Task requirements — Copy each of the entries below faithfully, setting aside any pictures.

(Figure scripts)
§ §

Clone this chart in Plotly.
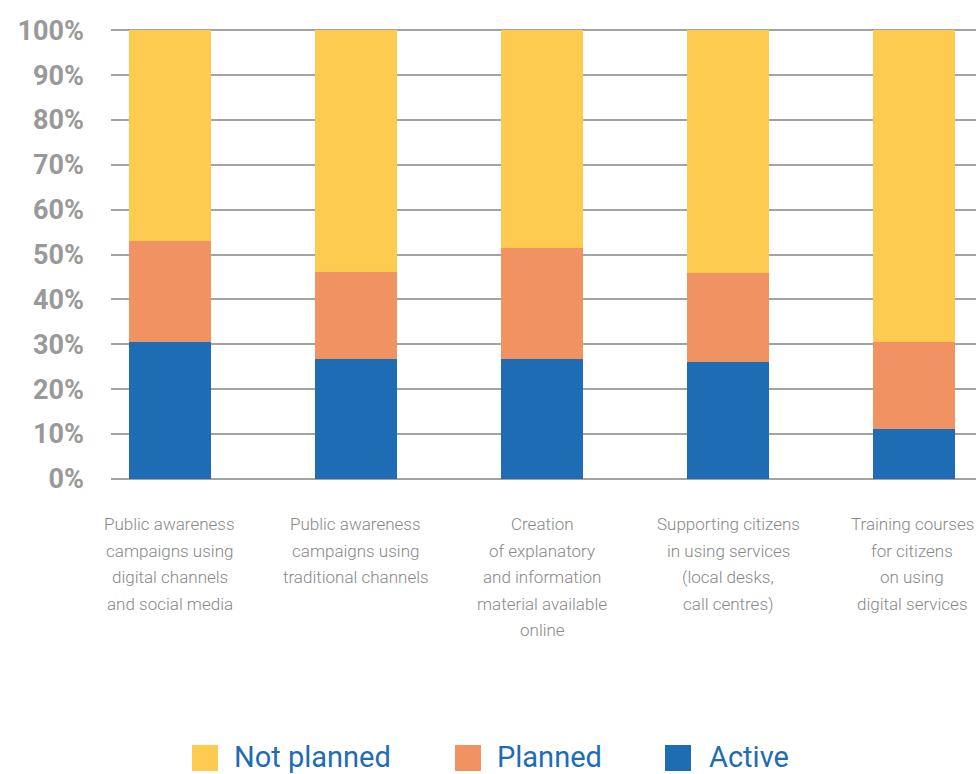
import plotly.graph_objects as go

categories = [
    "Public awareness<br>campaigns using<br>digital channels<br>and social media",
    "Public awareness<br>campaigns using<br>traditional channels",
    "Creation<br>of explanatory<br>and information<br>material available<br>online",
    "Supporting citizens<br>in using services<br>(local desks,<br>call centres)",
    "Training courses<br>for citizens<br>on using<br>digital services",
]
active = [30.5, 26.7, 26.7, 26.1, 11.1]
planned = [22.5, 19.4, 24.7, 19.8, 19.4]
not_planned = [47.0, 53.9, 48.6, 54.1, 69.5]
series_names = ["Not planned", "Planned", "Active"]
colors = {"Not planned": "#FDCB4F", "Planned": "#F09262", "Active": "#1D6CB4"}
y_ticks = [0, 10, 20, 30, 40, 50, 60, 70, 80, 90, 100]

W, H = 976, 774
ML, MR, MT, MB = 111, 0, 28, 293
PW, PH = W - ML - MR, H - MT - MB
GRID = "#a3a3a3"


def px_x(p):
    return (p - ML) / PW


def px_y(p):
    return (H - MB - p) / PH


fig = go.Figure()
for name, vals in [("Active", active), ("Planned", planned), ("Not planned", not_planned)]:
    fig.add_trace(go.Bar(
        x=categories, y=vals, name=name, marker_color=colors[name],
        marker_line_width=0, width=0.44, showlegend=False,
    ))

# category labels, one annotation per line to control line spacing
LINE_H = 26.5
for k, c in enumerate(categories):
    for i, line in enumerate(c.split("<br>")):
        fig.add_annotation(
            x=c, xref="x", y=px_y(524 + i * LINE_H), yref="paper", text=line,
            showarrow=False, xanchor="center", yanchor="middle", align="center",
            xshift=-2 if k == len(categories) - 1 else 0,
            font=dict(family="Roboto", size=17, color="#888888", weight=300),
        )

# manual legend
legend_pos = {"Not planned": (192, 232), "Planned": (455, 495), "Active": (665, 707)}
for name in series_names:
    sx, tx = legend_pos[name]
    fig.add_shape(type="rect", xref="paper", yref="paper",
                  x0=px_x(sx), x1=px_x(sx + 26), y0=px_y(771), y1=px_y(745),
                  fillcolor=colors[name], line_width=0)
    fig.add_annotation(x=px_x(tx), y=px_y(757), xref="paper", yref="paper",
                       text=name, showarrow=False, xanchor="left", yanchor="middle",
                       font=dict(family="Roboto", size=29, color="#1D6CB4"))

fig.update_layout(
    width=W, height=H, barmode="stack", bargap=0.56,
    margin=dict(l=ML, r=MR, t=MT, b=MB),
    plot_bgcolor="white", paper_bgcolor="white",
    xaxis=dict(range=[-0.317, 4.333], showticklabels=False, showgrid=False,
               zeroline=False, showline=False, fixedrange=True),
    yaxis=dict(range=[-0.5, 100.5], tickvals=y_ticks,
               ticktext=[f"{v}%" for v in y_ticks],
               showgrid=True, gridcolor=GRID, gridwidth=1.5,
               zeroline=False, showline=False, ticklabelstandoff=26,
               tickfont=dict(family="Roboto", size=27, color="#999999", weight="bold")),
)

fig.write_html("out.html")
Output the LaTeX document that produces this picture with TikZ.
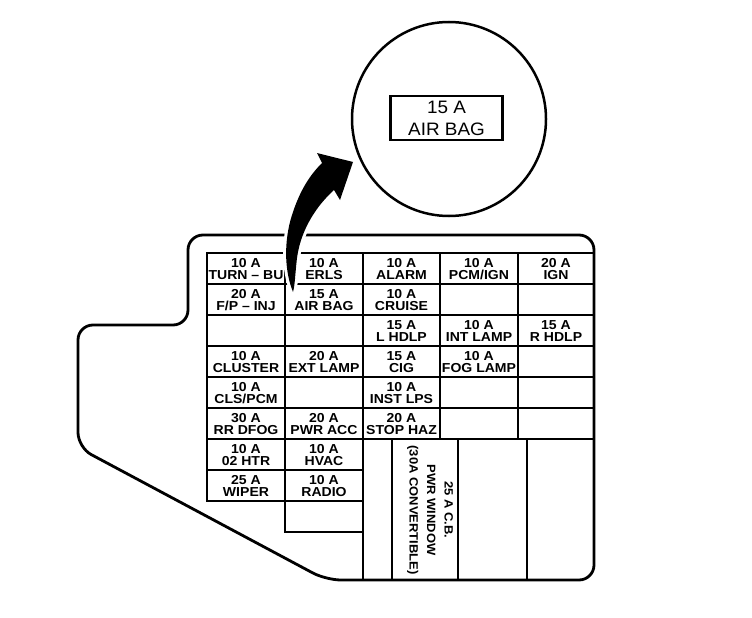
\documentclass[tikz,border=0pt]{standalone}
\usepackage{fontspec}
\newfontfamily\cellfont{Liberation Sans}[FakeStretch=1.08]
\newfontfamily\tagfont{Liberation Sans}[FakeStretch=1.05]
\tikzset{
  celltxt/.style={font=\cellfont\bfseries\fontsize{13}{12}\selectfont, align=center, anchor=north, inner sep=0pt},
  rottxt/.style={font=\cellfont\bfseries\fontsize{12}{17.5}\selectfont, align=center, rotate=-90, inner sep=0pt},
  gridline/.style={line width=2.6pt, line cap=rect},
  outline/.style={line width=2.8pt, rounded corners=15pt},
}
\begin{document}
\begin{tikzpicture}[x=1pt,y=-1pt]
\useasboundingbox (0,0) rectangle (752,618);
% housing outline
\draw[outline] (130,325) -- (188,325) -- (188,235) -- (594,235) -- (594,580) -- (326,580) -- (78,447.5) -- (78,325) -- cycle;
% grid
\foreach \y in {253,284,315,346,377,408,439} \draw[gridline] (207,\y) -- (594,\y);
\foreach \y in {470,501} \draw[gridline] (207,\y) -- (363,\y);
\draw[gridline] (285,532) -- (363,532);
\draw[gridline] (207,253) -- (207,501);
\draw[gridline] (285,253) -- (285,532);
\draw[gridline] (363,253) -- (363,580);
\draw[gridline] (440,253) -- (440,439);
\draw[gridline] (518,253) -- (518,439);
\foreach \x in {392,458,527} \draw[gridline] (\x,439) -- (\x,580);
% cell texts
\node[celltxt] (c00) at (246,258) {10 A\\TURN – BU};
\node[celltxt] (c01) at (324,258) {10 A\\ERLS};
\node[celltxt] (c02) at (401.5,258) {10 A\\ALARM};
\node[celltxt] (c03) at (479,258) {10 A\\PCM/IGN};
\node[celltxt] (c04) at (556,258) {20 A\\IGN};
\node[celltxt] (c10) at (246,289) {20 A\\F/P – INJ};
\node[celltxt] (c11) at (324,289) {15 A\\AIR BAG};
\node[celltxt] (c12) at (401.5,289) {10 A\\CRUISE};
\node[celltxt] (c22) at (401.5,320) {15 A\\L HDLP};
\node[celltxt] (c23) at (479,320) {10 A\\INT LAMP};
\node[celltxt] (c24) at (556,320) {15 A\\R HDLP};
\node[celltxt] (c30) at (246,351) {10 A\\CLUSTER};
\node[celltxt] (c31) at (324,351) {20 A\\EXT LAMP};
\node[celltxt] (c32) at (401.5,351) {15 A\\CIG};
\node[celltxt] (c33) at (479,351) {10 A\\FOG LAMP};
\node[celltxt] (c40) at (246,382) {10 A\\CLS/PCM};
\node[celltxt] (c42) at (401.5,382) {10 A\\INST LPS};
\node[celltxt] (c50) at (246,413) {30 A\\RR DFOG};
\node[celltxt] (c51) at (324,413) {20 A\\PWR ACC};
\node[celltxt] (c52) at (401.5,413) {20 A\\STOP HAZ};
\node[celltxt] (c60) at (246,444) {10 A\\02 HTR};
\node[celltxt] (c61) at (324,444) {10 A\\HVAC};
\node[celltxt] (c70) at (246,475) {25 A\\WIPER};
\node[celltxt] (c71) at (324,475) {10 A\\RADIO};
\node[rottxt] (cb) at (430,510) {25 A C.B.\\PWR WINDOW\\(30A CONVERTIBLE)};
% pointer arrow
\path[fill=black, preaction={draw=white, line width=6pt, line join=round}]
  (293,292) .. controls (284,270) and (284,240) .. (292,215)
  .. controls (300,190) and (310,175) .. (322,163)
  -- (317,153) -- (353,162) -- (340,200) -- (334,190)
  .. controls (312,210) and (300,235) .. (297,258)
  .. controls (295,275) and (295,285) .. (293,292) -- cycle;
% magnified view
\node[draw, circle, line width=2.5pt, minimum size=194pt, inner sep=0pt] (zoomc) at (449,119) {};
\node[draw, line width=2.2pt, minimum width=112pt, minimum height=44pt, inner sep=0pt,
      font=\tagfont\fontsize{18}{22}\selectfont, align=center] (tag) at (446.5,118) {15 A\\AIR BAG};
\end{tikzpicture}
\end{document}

§ §

Exercise output —
Clone this chart in Plotly.
import plotly.graph_objects as go

categories = [
    "Public awareness<br>campaigns using<br>digital channels<br>and social media",
    "Public awareness<br>campaigns using<br>traditional channels",
    "Creation<br>of explanatory<br>and information<br>material available<br>online",
    "Supporting citizens<br>in using services<br>(local desks,<br>call centres)",
    "Training courses<br>for citizens<br>on using<br>digital services",
]
active = [30.5, 26.7, 26.7, 26.1, 11.1]
planned = [22.5, 19.4, 24.7, 19.8, 19.4]
not_planned = [47.0, 53.9, 48.6, 54.1, 69.5]
series_names = ["Not planned", "Planned", "Active"]
colors = {"Not planned": "#FDCB4F", "Planned": "#F09262", "Active": "#1D6CB4"}
y_ticks = [0, 10, 20, 30, 40, 50, 60, 70, 80, 90, 100]

W, H = 976, 774
ML, MR, MT, MB = 111, 0, 28, 293
PW, PH = W - ML - MR, H - MT - MB
GRID = "#a3a3a3"


def px_x(p):
    return (p - ML) / PW


def px_y(p):
    return (H - MB - p) / PH


fig = go.Figure()
for name, vals in [("Active", active), ("Planned", planned), ("Not planned", not_planned)]:
    fig.add_trace(go.Bar(
        x=categories, y=vals, name=name, marker_color=colors[name],
        marker_line_width=0, width=0.44, showlegend=False,
    ))

# category labels, one annotation per line to control line spacing
LINE_H = 26.5
for k, c in enumerate(categories):
    for i, line in enumerate(c.split("<br>")):
        fig.add_annotation(
            x=c, xref="x", y=px_y(524 + i * LINE_H), yref="paper", text=line,
            showarrow=False, xanchor="center", yanchor="middle", align="center",
            xshift=-2 if k == len(categories) - 1 else 0,
            font=dict(family="Roboto", size=17, color="#888888", weight=300),
        )

# manual legend
legend_pos = {"Not planned": (192, 232), "Planned": (455, 495), "Active": (665, 707)}
for name in series_names:
    sx, tx = legend_pos[name]
    fig.add_shape(type="rect", xref="paper", yref="paper",
                  x0=px_x(sx), x1=px_x(sx + 26), y0=px_y(771), y1=px_y(745),
                  fillcolor=colors[name], line_width=0)
    fig.add_annotation(x=px_x(tx), y=px_y(757), xref="paper", yref="paper",
                       text=name, showarrow=False, xanchor="left", yanchor="middle",
                       font=dict(family="Roboto", size=29, color="#1D6CB4"))

fig.update_layout(
    width=W, height=H, barmode="stack", bargap=0.56,
    margin=dict(l=ML, r=MR, t=MT, b=MB),
    plot_bgcolor="white", paper_bgcolor="white",
    xaxis=dict(range=[-0.317, 4.333], showticklabels=False, showgrid=False,
               zeroline=False, showline=False, fixedrange=True),
    yaxis=dict(range=[-0.5, 100.5], tickvals=y_ticks,
               ticktext=[f"{v}%" for v in y_ticks],
               showgrid=True, gridcolor=GRID, gridwidth=1.5,
               zeroline=False, showline=False, ticklabelstandoff=26,
               tickfont=dict(family="Roboto", size=27, color="#999999", weight="bold")),
)

fig.write_html("out.html")
Output the LaTeX document that produces this picture with TikZ.
\documentclass[tikz,border=0pt]{standalone}
\usepackage{fontspec}
\newfontfamily\cellfont{Liberation Sans}[FakeStretch=1.08]
\newfontfamily\tagfont{Liberation Sans}[FakeStretch=1.05]
\tikzset{
  celltxt/.style={font=\cellfont\bfseries\fontsize{13}{12}\selectfont, align=center, anchor=north, inner sep=0pt},
  rottxt/.style={font=\cellfont\bfseries\fontsize{12}{17.5}\selectfont, align=center, rotate=-90, inner sep=0pt},
  gridline/.style={line width=2.6pt, line cap=rect},
  outline/.style={line width=2.8pt, rounded corners=15pt},
}
\begin{document}
\begin{tikzpicture}[x=1pt,y=-1pt]
\useasboundingbox (0,0) rectangle (752,618);
% housing outline
\draw[outline] (130,325) -- (188,325) -- (188,235) -- (594,235) -- (594,580) -- (326,580) -- (78,447.5) -- (78,325) -- cycle;
% grid
\foreach \y in {253,284,315,346,377,408,439} \draw[gridline] (207,\y) -- (594,\y);
\foreach \y in {470,501} \draw[gridline] (207,\y) -- (363,\y);
\draw[gridline] (285,532) -- (363,532);
\draw[gridline] (207,253) -- (207,501);
\draw[gridline] (285,253) -- (285,532);
\draw[gridline] (363,253) -- (363,580);
\draw[gridline] (440,253) -- (440,439);
\draw[gridline] (518,253) -- (518,439);
\foreach \x in {392,458,527} \draw[gridline] (\x,439) -- (\x,580);
% cell texts
\node[celltxt] (c00) at (246,258) {10 A\\TURN – BU};
\node[celltxt] (c01) at (324,258) {10 A\\ERLS};
\node[celltxt] (c02) at (401.5,258) {10 A\\ALARM};
\node[celltxt] (c03) at (479,258) {10 A\\PCM/IGN};
\node[celltxt] (c04) at (556,258) {20 A\\IGN};
\node[celltxt] (c10) at (246,289) {20 A\\F/P – INJ};
\node[celltxt] (c11) at (324,289) {15 A\\AIR BAG};
\node[celltxt] (c12) at (401.5,289) {10 A\\CRUISE};
\node[celltxt] (c22) at (401.5,320) {15 A\\L HDLP};
\node[celltxt] (c23) at (479,320) {10 A\\INT LAMP};
\node[celltxt] (c24) at (556,320) {15 A\\R HDLP};
\node[celltxt] (c30) at (246,351) {10 A\\CLUSTER};
\node[celltxt] (c31) at (324,351) {20 A\\EXT LAMP};
\node[celltxt] (c32) at (401.5,351) {15 A\\CIG};
\node[celltxt] (c33) at (479,351) {10 A\\FOG LAMP};
\node[celltxt] (c40) at (246,382) {10 A\\CLS/PCM};
\node[celltxt] (c42) at (401.5,382) {10 A\\INST LPS};
\node[celltxt] (c50) at (246,413) {30 A\\RR DFOG};
\node[celltxt] (c51) at (324,413) {20 A\\PWR ACC};
\node[celltxt] (c52) at (401.5,413) {20 A\\STOP HAZ};
\node[celltxt] (c60) at (246,444) {10 A\\02 HTR};
\node[celltxt] (c61) at (324,444) {10 A\\HVAC};
\node[celltxt] (c70) at (246,475) {25 A\\WIPER};
\node[celltxt] (c71) at (324,475) {10 A\\RADIO};
\node[rottxt] (cb) at (430,510) {25 A C.B.\\PWR WINDOW\\(30A CONVERTIBLE)};
% pointer arrow
\path[fill=black, preaction={draw=white, line width=6pt, line join=round}]
  (293,292) .. controls (284,270) and (284,240) .. (292,215)
  .. controls (300,190) and (310,175) .. (322,163)
  -- (317,153) -- (353,162) -- (340,200) -- (334,190)
  .. controls (312,210) and (300,235) .. (297,258)
  .. controls (295,275) and (295,285) .. (293,292) -- cycle;
% magnified view
\node[draw, circle, line width=2.5pt, minimum size=194pt, inner sep=0pt] (zoomc) at (449,119) {};
\node[draw, line width=2.2pt, minimum width=112pt, minimum height=44pt, inner sep=0pt,
      font=\tagfont\fontsize{18}{22}\selectfont, align=center] (tag) at (446.5,118) {15 A\\AIR BAG};
\end{tikzpicture}
\end{document}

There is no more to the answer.